§ **Given task**: Look for "with" in the listing below. Gather each line that contains it.

^^^^

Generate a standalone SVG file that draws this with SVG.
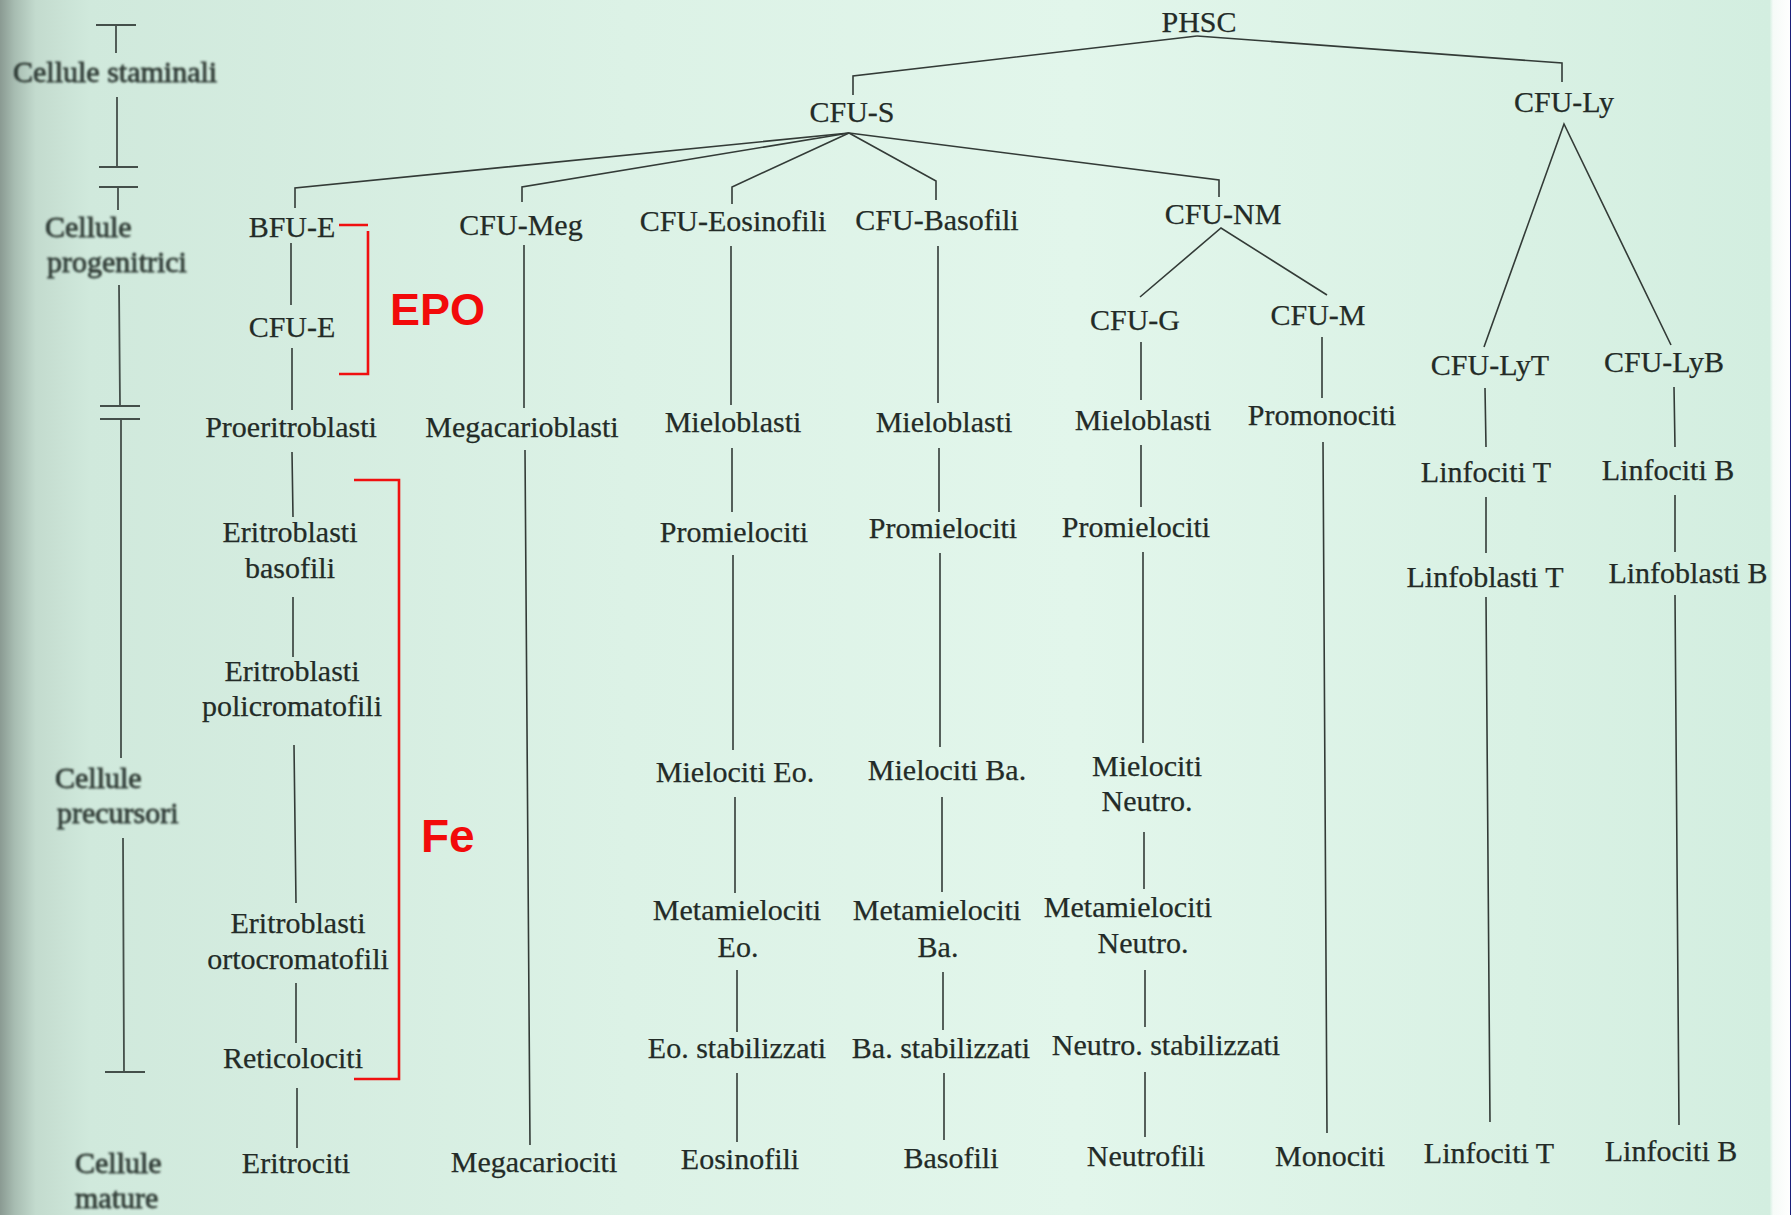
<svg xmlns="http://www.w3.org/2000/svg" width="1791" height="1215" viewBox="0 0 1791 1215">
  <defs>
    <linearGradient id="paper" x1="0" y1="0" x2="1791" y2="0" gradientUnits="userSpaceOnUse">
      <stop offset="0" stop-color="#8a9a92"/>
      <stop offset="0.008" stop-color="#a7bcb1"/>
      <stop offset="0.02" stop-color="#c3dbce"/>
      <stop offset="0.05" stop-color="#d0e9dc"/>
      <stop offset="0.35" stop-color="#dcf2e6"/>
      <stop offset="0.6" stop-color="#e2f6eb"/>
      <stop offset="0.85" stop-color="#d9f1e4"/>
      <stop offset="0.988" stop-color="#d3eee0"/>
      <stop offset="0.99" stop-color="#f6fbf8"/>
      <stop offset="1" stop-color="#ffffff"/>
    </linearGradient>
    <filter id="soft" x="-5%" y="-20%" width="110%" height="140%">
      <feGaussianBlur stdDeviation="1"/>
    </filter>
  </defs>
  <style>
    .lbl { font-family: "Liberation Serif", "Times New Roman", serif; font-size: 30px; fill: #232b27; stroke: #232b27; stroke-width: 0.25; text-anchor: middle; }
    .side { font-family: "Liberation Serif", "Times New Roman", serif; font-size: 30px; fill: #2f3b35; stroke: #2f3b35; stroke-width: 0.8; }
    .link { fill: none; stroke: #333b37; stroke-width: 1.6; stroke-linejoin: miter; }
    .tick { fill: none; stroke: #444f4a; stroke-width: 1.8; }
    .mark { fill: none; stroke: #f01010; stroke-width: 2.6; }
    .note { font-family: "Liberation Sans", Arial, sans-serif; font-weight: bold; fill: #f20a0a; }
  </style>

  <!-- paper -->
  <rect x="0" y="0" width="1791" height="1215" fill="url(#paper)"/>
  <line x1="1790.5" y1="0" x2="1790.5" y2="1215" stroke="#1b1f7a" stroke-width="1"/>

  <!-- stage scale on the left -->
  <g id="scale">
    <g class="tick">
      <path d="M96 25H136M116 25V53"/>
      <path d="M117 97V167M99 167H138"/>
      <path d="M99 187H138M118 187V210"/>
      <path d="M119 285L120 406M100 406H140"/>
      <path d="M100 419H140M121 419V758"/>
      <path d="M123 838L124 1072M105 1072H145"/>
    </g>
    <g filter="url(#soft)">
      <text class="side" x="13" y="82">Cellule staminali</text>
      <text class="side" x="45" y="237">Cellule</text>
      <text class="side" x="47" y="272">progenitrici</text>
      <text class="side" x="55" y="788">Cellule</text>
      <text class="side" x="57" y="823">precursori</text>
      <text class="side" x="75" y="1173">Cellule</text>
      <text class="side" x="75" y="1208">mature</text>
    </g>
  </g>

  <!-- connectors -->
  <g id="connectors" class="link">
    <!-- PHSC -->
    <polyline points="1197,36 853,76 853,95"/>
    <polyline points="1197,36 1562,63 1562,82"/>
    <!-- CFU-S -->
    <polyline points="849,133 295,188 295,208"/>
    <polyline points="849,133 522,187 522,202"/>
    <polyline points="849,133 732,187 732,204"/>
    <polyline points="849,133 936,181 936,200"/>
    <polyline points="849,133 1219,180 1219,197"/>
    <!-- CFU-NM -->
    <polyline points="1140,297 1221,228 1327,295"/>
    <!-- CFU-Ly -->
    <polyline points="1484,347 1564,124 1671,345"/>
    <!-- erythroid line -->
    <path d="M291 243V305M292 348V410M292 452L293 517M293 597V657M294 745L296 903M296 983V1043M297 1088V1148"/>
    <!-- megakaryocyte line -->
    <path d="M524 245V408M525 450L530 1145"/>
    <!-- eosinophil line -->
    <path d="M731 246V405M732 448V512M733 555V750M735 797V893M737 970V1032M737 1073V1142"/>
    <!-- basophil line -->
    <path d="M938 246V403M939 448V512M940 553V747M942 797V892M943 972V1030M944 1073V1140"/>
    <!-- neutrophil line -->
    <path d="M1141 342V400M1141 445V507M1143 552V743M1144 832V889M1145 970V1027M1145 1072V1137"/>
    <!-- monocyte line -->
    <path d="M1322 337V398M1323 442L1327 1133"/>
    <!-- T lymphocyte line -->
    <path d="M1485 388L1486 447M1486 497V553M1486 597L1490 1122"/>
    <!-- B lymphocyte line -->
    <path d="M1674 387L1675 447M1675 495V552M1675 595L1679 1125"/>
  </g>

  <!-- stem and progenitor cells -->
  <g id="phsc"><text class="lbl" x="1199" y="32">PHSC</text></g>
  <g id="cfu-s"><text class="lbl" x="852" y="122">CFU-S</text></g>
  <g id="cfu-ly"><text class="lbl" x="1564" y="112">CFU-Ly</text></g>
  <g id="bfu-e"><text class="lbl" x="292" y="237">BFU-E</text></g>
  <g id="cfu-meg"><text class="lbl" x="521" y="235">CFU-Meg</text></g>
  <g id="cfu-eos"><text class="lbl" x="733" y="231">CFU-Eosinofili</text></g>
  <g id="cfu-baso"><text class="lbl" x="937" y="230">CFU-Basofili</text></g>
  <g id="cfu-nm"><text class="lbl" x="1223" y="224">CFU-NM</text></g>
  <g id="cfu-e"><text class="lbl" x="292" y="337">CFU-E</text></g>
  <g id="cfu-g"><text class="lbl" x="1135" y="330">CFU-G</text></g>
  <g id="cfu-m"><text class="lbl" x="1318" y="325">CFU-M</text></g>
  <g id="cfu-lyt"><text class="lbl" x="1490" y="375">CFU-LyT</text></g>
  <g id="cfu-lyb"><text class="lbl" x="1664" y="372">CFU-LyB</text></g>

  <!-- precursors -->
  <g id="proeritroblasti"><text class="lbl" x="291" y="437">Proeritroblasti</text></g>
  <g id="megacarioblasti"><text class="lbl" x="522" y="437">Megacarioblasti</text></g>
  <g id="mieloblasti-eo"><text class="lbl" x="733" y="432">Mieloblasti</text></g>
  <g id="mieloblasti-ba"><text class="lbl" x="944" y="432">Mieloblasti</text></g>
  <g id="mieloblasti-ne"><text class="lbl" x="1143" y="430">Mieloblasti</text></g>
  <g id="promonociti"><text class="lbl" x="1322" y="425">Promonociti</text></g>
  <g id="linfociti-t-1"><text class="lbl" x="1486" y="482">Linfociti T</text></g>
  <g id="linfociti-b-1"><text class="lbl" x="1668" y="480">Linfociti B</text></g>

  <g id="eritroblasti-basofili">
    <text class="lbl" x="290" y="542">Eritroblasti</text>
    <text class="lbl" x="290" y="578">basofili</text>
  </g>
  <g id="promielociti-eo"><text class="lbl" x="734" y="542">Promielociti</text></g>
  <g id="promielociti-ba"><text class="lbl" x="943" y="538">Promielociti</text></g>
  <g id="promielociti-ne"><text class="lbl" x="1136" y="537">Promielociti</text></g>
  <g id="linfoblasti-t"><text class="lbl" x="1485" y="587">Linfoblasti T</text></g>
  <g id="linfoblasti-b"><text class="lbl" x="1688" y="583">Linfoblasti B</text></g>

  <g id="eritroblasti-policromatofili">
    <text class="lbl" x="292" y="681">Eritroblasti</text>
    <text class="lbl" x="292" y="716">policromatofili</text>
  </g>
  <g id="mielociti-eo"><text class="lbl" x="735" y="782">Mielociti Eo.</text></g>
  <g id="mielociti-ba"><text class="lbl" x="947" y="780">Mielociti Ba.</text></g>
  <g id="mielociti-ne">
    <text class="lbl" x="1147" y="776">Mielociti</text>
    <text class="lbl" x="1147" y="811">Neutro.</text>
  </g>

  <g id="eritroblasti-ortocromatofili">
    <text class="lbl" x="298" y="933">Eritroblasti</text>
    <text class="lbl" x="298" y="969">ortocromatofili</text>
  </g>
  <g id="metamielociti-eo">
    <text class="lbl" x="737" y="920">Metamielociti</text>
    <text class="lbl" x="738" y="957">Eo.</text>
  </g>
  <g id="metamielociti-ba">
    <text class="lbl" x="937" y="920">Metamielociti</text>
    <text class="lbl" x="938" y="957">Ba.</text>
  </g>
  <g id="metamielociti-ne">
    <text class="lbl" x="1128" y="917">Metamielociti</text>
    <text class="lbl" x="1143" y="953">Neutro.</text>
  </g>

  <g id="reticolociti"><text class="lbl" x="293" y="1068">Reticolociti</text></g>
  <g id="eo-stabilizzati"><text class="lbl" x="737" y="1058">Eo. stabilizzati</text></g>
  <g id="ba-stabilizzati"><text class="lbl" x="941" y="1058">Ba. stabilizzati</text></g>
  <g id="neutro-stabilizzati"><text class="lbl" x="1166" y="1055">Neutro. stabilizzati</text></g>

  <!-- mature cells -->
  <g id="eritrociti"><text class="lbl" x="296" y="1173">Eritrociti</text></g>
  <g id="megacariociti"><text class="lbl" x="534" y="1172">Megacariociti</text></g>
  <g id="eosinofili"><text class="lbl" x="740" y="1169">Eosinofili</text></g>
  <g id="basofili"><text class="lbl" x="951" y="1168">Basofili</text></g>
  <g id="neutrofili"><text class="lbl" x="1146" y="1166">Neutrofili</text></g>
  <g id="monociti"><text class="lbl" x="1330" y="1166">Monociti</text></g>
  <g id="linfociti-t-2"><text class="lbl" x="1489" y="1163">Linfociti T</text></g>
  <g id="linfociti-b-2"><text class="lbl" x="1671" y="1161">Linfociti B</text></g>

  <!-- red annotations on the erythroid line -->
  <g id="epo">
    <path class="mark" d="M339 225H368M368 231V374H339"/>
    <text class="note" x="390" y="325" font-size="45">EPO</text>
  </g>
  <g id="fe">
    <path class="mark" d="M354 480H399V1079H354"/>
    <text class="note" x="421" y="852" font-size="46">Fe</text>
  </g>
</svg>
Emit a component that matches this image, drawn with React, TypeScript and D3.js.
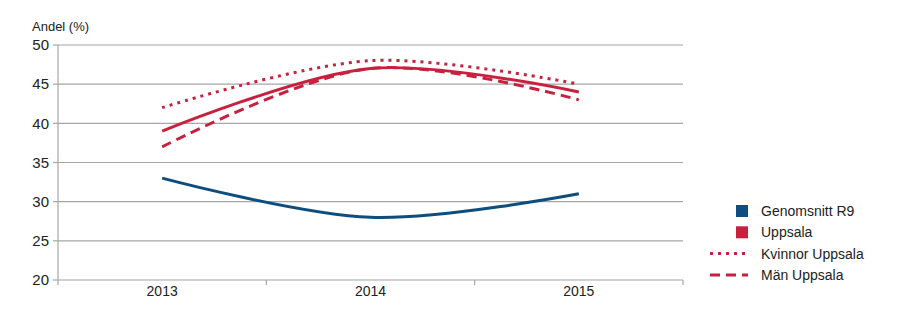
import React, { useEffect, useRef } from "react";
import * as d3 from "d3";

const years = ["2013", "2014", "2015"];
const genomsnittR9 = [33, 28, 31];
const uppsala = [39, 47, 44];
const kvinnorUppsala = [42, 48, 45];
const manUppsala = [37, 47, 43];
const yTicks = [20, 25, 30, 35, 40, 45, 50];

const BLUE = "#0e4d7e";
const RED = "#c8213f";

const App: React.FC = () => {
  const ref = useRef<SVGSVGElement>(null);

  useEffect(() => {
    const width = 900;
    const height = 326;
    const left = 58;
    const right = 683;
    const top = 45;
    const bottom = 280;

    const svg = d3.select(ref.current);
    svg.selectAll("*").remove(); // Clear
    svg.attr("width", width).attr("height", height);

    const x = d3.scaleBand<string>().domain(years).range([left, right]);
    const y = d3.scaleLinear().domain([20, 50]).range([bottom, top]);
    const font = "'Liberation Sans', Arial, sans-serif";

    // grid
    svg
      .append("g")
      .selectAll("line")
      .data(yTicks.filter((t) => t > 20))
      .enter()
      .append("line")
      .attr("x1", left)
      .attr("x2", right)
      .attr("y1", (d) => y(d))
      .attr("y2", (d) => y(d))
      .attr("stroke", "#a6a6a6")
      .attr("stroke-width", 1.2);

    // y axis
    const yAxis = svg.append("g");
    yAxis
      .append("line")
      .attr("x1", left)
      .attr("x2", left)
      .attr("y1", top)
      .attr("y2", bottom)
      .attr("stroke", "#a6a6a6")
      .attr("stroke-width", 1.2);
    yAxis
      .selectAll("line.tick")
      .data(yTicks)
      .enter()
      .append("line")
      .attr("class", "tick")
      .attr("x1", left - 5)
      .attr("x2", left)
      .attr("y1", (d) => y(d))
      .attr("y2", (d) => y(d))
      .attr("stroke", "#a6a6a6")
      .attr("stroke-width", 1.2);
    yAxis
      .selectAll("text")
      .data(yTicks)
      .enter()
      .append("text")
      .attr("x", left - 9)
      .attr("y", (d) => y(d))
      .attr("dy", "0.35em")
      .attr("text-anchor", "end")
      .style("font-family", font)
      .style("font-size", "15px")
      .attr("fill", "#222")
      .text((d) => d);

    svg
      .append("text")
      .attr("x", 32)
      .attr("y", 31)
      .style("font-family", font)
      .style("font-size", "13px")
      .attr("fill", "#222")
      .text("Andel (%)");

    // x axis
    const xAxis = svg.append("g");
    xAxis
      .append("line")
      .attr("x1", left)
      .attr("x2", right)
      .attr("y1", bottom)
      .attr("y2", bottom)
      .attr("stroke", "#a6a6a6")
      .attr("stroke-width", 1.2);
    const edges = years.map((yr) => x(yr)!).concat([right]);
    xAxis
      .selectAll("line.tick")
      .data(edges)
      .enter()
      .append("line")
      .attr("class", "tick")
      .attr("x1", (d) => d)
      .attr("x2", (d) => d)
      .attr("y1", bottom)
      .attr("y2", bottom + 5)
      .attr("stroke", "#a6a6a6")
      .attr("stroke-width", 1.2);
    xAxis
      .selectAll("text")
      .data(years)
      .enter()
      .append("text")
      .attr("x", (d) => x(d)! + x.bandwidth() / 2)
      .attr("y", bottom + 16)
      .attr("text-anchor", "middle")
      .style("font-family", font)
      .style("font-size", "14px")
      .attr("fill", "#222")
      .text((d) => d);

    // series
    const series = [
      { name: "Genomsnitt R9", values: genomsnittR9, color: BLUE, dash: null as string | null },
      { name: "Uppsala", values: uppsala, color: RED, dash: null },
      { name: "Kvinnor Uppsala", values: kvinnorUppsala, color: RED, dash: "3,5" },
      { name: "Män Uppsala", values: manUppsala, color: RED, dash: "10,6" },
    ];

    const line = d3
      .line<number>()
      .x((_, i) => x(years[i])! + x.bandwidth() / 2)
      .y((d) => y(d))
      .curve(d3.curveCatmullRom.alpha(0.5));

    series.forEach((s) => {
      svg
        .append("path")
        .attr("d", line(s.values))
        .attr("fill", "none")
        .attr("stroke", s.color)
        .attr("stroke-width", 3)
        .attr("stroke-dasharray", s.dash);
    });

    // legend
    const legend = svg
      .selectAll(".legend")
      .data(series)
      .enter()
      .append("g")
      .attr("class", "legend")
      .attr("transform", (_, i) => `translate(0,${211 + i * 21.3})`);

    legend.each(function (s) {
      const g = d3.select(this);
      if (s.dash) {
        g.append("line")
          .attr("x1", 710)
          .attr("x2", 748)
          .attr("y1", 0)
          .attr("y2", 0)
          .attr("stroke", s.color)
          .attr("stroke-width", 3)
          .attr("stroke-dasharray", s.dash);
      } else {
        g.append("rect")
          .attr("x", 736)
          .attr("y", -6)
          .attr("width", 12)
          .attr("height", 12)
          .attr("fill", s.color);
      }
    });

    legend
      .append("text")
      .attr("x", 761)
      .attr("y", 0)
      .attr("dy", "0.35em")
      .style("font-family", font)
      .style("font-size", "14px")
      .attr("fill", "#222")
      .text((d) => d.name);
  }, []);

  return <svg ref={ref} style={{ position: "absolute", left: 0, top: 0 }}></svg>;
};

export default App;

^^^^

§ **Output below**:
Generate a standalone SVG file that draws this with SVG.
Emit a component that matches this image, drawn with React, TypeScript and D3.js.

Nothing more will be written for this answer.